When you go to the doctor, typically the first thing the medical technician does is obtain your vital signs, including your temperature, blood pressure, and pulse. Vital signs are a simple way to assess basic body functions. In most cases of adrenal fatigue, these signs are on the low side, but some may be high.

There are many general symptoms are associated with adrenal fatigue, but here are four very specific vital signs of the condition:

  • Dizziness when standing: One symptom is Ragland’s sign. Normally, when you stand up, your blood pressure rises to accommodate the change in position. If your blood pressure doesn’t increase when you stand or your blood pressure decreases, that’s a strong sign that you have adrenal fatigue.

  • Back pain: Another common sign is Rogoff’s sign, named after the physician who discovered it. This sign amounts to pain in the mid-back, where the ribs are. The pain may come and go. The pain can be very similar to the pain of a kidney infection or a pulled muscle or a strained ligament, and it can even be confused with pain due to gallbladder inflammation.

    Unlike the pain of a pulled muscle, which is self-limited or may go away after a trial of rest and anti-inflammatory medication, the back pain associated with adrenal fatigue pain seems to persist. If you’re experiencing this pain and it’s not going away (or it keeps coming back), you likely need evaluation for adrenal fatigue.

  • Unreactive pupils: The third sign comes from a pupillary test. Basically, a healthcare provider briefly swings a small flashlight in front of a person’s eye. If the pupil fails to constrict and narrow, that can be a sign of adrenal fatigue.

  • Lower-than-normal body temperature can be a sign of adrenal fatigue, especially in the latter stages of adrenal fatigue. Know what your normal body temperature is. For most people, their normal temperature is about 98 degrees Fahrenheit (36.7 degrees Celsius). For some people, the normal baseline body temperature is lower.

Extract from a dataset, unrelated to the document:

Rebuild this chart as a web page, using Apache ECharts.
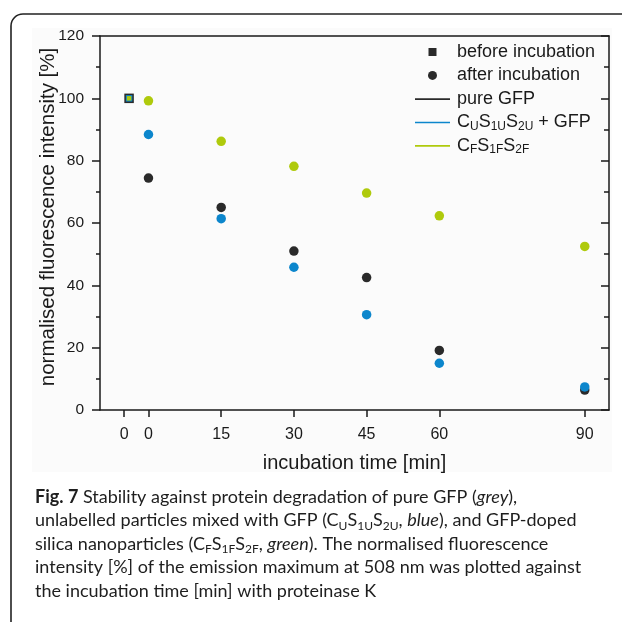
<!DOCTYPE html>
<html>
<head>
<meta charset="utf-8">
<script src="https://cdn.jsdelivr.net/npm/echarts@6/dist/echarts.min.js"></script>
<style>
html, body { margin: 0; padding: 0; background: #fff; }
#main { width: 622px; height: 622px; }
</style>
</head>
<body>
<div id="main"></div>
<script>
// x tick positions (min) and the labels printed under them
var timeTicks = [-5, 0, 15, 30, 45, 60, 90];
var timeLabels = ['0', '0', '15', '30', '45', '60', '90'];
// after incubation
var afterTimes = [0, 15, 30, 45, 60, 90];
var pureGfp = [74.4, 65.0, 51.0, 42.5, 19.1, 6.4];
var cuGfp = [88.4, 61.4, 45.8, 30.6, 15.0, 7.4];
var cfParticles = [99.2, 86.2, 78.2, 69.6, 62.3, 52.5];
// before incubation (pure GFP, CU + GFP, CF)
var beforeTime = -4;
var beforeValues = [100, 100, 100];

var captionLines = [
	'{b|Fig. 7} Stability against protein degradation of pure GFP ({i|grey}),',
	'unlabelled particles mixed with GFP (C{s|U}S{s|1U}S{s|2U}, {i|blue}), and GFP-doped',
	'silica nanoparticles (C{s|F}S{s|1F}S{s|2F}, {i|green}). The normalised fluorescence',
	'intensity [%] of the emission maximum at 508 nm was plotted against',
	'the incubation time [min] with proteinase K'
];

var BLACK = '#2a2a2a';
var BLUE = '#0c86cc';
var GREEN = '#afca0c';
var TEXT = '#1a1a1a';
var FONT = 'Liberation Sans';
var CAPTION_FONT = 'Lato';

function pairs(xs, ys) {
	var out = [];
	for (var i = 0; i < xs.length; i++) {
		out.push([xs[i], ys[i]]);
	}
	return out;
}

var legendNames = {
	'before incubation' : 'before incubation',
	'after incubation' : 'after incubation',
	'pure GFP' : 'pure GFP',
	'CU + GFP' : 'C{s|U}S{s|1U}S{s|2U} + GFP',
	'CF' : 'C{s|F}S{s|1F}S{s|2F}'
};
// icons drawn inside a padded 35x9 box so they are not stretched
var lineIcon = 'path://M0,0M0,4L35,4L35,5.6L0,5.6ZM35,9';
var squareIcon = 'path://M0,0M13.5,0.5L21.5,0.5L21.5,8.5L13.5,8.5ZM35,9';

var myChart = echarts.init(document.getElementById('main'));

var option = {
	animation : false,
	textStyle : {
		fontFamily : FONT,
		color : TEXT
	},
	grid : {
		left : 100,
		right : 13,
		top : 36,
		bottom : 212,
		containLabel : false,
		outerBoundsMode : 'none'
	},
	legend : {
		orient : 'vertical',
		left : 415,
		top : 42,
		padding : 0,
		itemGap : 3.4,
		itemWidth : 35,
		itemHeight : 9,
		selectedMode : false,
		textStyle : {
			fontFamily : FONT,
			fontSize : 18,
			lineHeight : 20,
			color : TEXT,
			padding : [0, 0, 0, 2],
			rich : {
				s : {
					fontFamily : FONT,
					fontSize : 12,
					lineHeight : 10,
					verticalAlign : 'bottom',
					color : TEXT
				}
			}
		},
		formatter : function(name) {
			return legendNames[name];
		},
		data : [
			{ name : 'before incubation', icon : squareIcon },
			{ name : 'after incubation', icon : 'circle' },
			{ name : 'pure GFP', icon : lineIcon },
			{ name : 'CU + GFP', icon : lineIcon },
			{ name : 'CF', icon : lineIcon }
		]
	},
	xAxis : [{
		type : 'value',
		position : 'bottom',
		min : -10,
		max : 95,
		name : 'incubation time [min]',
		nameLocation : 'middle',
		nameGap : 43,
		nameMoveOverlap : false,
		nameTextStyle : { fontFamily : FONT, fontSize : 20, color : TEXT },
		splitLine : { show : false },
		axisLine : { show : true, onZero : false, lineStyle : { color : TEXT, width : 1.5 } },
		axisTick : {
			show : true,
			inside : false,
			length : 7,
			customValues : timeTicks,
			lineStyle : { color : TEXT, width : 1.5 }
		},
		axisLabel : {
			show : true,
			margin : 17,
			fontFamily : FONT,
			fontSize : 16,
			color : TEXT,
			customValues : timeTicks,
			formatter : function(v) {
				var k = timeTicks.indexOf(v);
				return k >= 0 ? timeLabels[k] : '';
			}
		}
	}, {
		type : 'value',
		position : 'top',
		min : -10,
		max : 95,
		splitLine : { show : false },
		axisLine : { show : true, onZero : false, lineStyle : { color : TEXT, width : 1.5 } },
		axisTick : { show : false },
		axisLabel : { show : false }
	}],
	yAxis : [{
		type : 'value',
		position : 'left',
		min : 0,
		max : 120,
		interval : 20,
		name : 'normalised fluorescence intensity [%]',
		nameLocation : 'middle',
		nameGap : 41,
		nameMoveOverlap : false,
		nameTextStyle : { fontFamily : FONT, fontSize : 20.5, color : TEXT, padding : [0, 0, 0, 12] },
		splitLine : { show : false },
		axisLine : { show : true, onZero : false, lineStyle : { color : TEXT, width : 1.5 } },
		axisTick : { show : true, inside : false, length : 8, lineStyle : { color : TEXT, width : 1.5 } },
		minorTick : { show : true, splitNumber : 2, length : 4, lineStyle : { color : TEXT, width : 1.5 } },
		axisLabel : { margin : 16, fontFamily : FONT, fontSize : 15.5, color : TEXT }
	}, {
		type : 'value',
		position : 'right',
		min : 0,
		max : 120,
		interval : 20,
		splitLine : { show : false },
		axisLine : { show : true, onZero : false, lineStyle : { color : TEXT, width : 1.5 } },
		axisTick : { show : true, inside : true, length : 8, lineStyle : { color : TEXT, width : 1.5 } },
		minorTick : { show : true, splitNumber : 2, length : 5, lineStyle : { color : TEXT, width : 1.5 } },
		axisLabel : { show : false }
	}],
	graphic : [{
		type : 'rect',
		z : -10,
		silent : true,
		shape : { x : 32, y : 28, width : 580, height : 444 },
		style : { fill : '#fbfbfb' }
	}, {
		type : 'rect',
		z : -9,
		silent : true,
		shape : { x : 11, y : 14, width : 660, height : 660, r : 12 },
		style : { fill : 'none', stroke : '#222', lineWidth : 1.6 }
	}, {
		type : 'text',
		silent : true,
		style : {
			x : 35,
			y : 485,
			verticalAlign : 'top',
			text : captionLines.join('\n'),
			fontFamily : CAPTION_FONT,
			fontSize : 18,
			lineHeight : 23.5,
			fill : '#1e1e1e',
			rich : {
				b : { fontFamily : CAPTION_FONT, fontSize : 18, fontWeight : 'bold', lineHeight : 23.5 },
				i : { fontFamily : CAPTION_FONT, fontSize : 18, fontStyle : 'italic', lineHeight : 23.5 },
				s : { fontFamily : CAPTION_FONT, fontSize : 12, lineHeight : 10, verticalAlign : 'bottom' }
			}
		}
	}],
	series : [{
		name : 'before incubation',
		type : 'scatter',
		symbol : 'rect',
		symbolSize : 9.5,
		itemStyle : { color : BLACK, opacity : 1 },
		data : [[beforeTime, beforeValues[0]]]
	}, {
		name : 'CU before',
		type : 'scatter',
		symbol : 'rect',
		symbolSize : 6.5,
		itemStyle : { color : BLUE, opacity : 1 },
		data : [[beforeTime, beforeValues[1]]]
	}, {
		name : 'CF before',
		type : 'scatter',
		symbol : 'rect',
		symbolSize : 4.5,
		itemStyle : { color : GREEN, opacity : 1 },
		data : [[beforeTime, beforeValues[2]]]
	}, {
		name : 'after incubation',
		type : 'scatter',
		symbol : 'circle',
		itemStyle : { color : BLACK, opacity : 1 },
		data : []
	}, {
		name : 'pure GFP',
		type : 'scatter',
		symbolSize : 9.5,
		itemStyle : { color : BLACK, opacity : 1 },
		data : pairs(afterTimes, pureGfp)
	}, {
		name : 'CU + GFP',
		type : 'scatter',
		symbolSize : 9.5,
		itemStyle : { color : BLUE, opacity : 1 },
		data : pairs(afterTimes, cuGfp)
	}, {
		name : 'CF',
		type : 'scatter',
		symbolSize : 9.5,
		itemStyle : { color : GREEN, opacity : 1 },
		data : pairs(afterTimes, cfParticles)
	}]
};

myChart.setOption(option);
</script>
</body>
</html>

Some may notice a minor decrease in their normal body temperature over time.

Don’t panic. “Normal” body temperature varies a bit, depending on where you take your temperature and even the time of day. Although the most accurate way to obtain an accurate temperature is with a rectal thermometer, a thermometer under the tongue is usually more practical. Think about buying a good thermometer; it’s not expensive.

If you notice that your body temperature is lower than normal, take your temperature on a regular basis, at least three times a week, and record the results. If you’ve begun a treatment program for adrenal fatigue, early on you want to measure your body temperature at least twice a week.

Besides adrenal fatigue, other causes of lower-than-normal body temperature include hypothyroidism (which can slow down your body’s metabolism), kidney disease, and acute infection. If you find that your body temperature has dropped to an unusually low level, see your doctor immediately.